BHP Billiton – In a note from UBS, it suggests BHP Billiton could look to reintroduce its share buyback program at its interim result next month. UBS said since suspending its buyback program in December 2007 with US$4.2 billion outstanding due to the offer for Rio Tinto, BHP has only been able to return cash to shareholders via its regular dividend payment. However, the broker believes that BHP may announce a resumption of capital returns at its interim result on Feb. 10, 2010 given the deferral of the iron ore JV balance payment to Rio Tinto to the second half of CY2010 and better prices and outlook for commodities. The broker believes it's more likely that BHP Billiton would focus any buyback program on the London Plc market given the widening spread. Assuming the remaining US$4.2 billion program is reintroduced in the Plc market, they see EPS accretion of 0.1% in FY10, 0.9% in FY11 and 1.3% in FY12.

Overnight Market Report - 9.15am

With US markets closed for the Martin Luther King public holiday, our attention turns to European trade for leads. Europe’s Dow Jones Stoxx 600 rose 0.7% as firmer metals prices boosted the earnings outlook for basic resource companies.

Elsewhere, oil prices strengthened for the first time in six sessions, gaining 0.9% to $78.68. This came after China Oil, Gas & Petrochemicals forecast China’s crude imports to rise 15% this year as the world’s second-biggest energy consumer starts building the next phase of its strategic oil reserves.

Turning our attention to the local market, the SPI Futures (which closed at midnight) are calling the market to open 1 point higher at 4912.

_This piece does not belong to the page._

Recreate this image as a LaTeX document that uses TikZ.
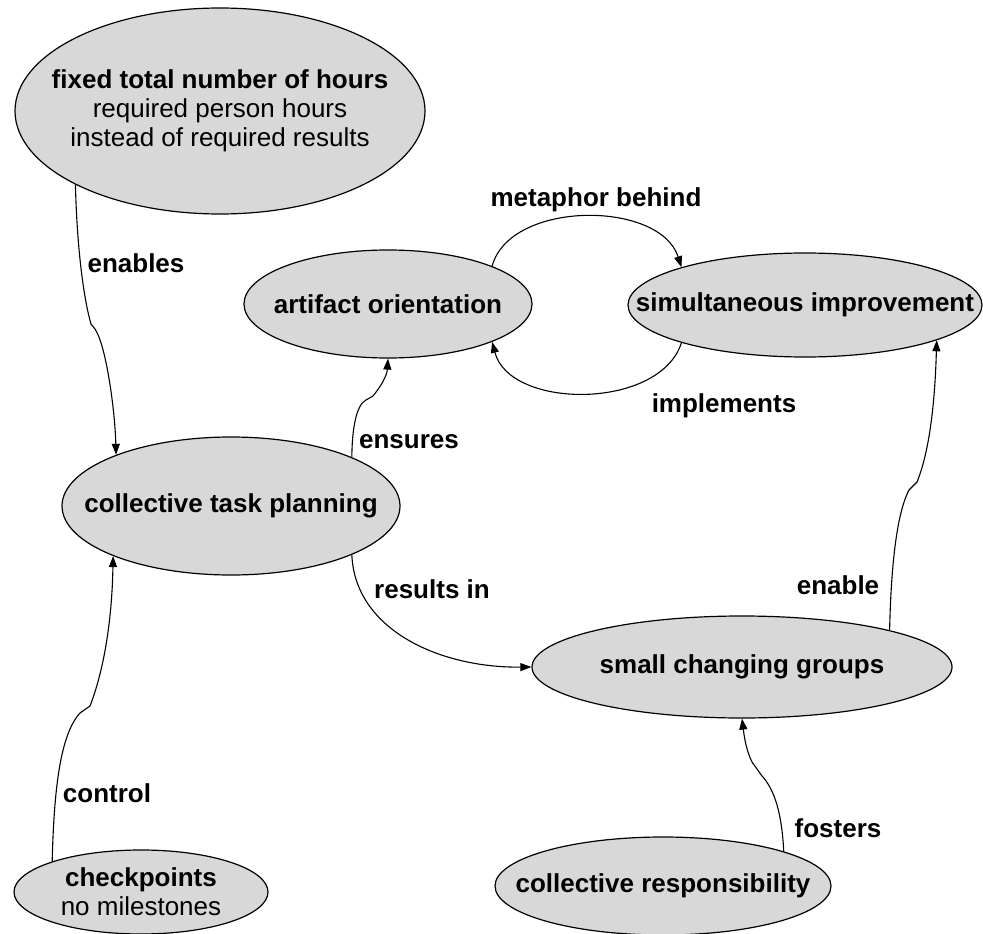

The materials sector should rebound from yesterday’s decline after BHP Billiton and Rio Tinto gained in London trade, rising 1.5% and 0.9% respectively and base metals were mixed. Copper and nickel managed to advance 0.5% and 0.6%, while zinc and aluminium finished the session lower.

Also, there is a note this morning from UBS suggesting BHP Billiton may look to reintroduce its buyback program at its interim results next month.

The energy sector should be supported following the first rise in six sessions for Crude Oil futures. Since 4pm yesterday, they were up 0.7% to be currently trading at $78.25.

The financials sector will be in focus following yesterday’s strong gains. Leads from London and European financial sectors were supportive with gains of 0.2% and 0.5% respectively.

Given that leads are pointing towards a stronger session for the materials and financials sectors, we are seeing upside risk for the ASX 200 today.